**PROVIDED MATERIAL:**

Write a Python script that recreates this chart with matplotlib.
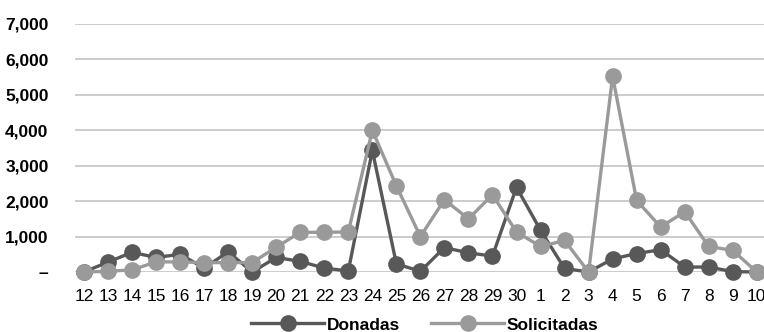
import numpy as np
import matplotlib
matplotlib.use("Agg")
import matplotlib.pyplot as plt

plt.rcParams['font.family'] = ['Liberation Sans', 'DejaVu Sans']

# dias (12 a 30, luego 1 a 10)
dias = ['12', '13', '14', '15', '16', '17', '18', '19', '20', '21', '22', '23', '24', '25',
        '26', '27', '28', '29', '30', '1', '2', '3', '4', '5', '6', '7', '8', '9', '10']
donadas = [0, 280, 555, 410, 500, 110, 570, 0, 410, 300, 110, 30, 3430, 230,
           20, 690, 540, 450, 2390, 1180, 100, 0, 370, 520, 630, 140, 140, 10, 0]
solicitadas = [0, 20, 60, 285, 285, 265, 265, 265, 700, 1120, 1120, 1130, 4000, 2430,
               1000, 2040, 1500, 2180, 1130, 720, 890, 0, 5520, 2020, 1270, 1700, 720, 610, 0]
yticks = [0, 1000, 2000, 3000, 4000, 5000, 6000, 7000]
ylabels = ['–', '1,000', '2,000', '3,000', '4,000', '5,000', '6,000', '7,000']

fig = plt.figure(figsize=(7.64, 3.32), dpi=100)
ax = fig.add_axes([75 / 764, 1 - 272 / 332, 1 - 75 / 764, (272 - 24) / 332])

x = np.arange(len(dias))
ax.plot(x, donadas, color='#585858', lw=2.4, marker='o', ms=11, clip_on=False,
        zorder=3, label='Donadas')
ax.plot(x, solicitadas, color='#9a9a9a', lw=2.4, marker='o', ms=11, clip_on=False,
        zorder=4, label='Solicitadas')

ax.set_ylim(0, 7000)
ax.set_xlim(-0.375, len(dias) - 1 + 0.3)
ax.set_yticks(yticks)
ax.set_yticklabels(ylabels, fontsize=12.5, fontweight='bold')
ax.set_xticks(x)
ax.set_xticklabels(dias, fontsize=12.5)
ax.tick_params(axis='y', length=0, pad=19)
ax.tick_params(axis='x', length=0, pad=12)
ax.yaxis.grid(True, color='#c8c8c8', lw=1.3)
ax.set_axisbelow(True)
for s in ax.spines.values():
    s.set_visible(False)

leg = fig.legend(loc='center', bbox_to_anchor=(425 / 764, 1 - 325 / 332), ncol=2,
                 frameon=False, handlelength=4.2, columnspacing=1.8, handletextpad=0.15,
                 borderaxespad=0, borderpad=0, prop={'size': 12.5, 'weight': 'bold'})

fig.savefig('out.png', dpi=100)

**WHAT THE EXERCISE ASKS:**
Leave out any pictures, please, and quote only the lines from the top of the data through the line that contains "plt.rcParams['font.family'] = ['Liberation".

**SOLUTION FOR THIS PROBLEM:**
Write a Python script that recreates this chart with matplotlib.
import numpy as np
import matplotlib
matplotlib.use("Agg")
import matplotlib.pyplot as plt

plt.rcParams['font.family'] = ['Liberation Sans', 'DejaVu Sans']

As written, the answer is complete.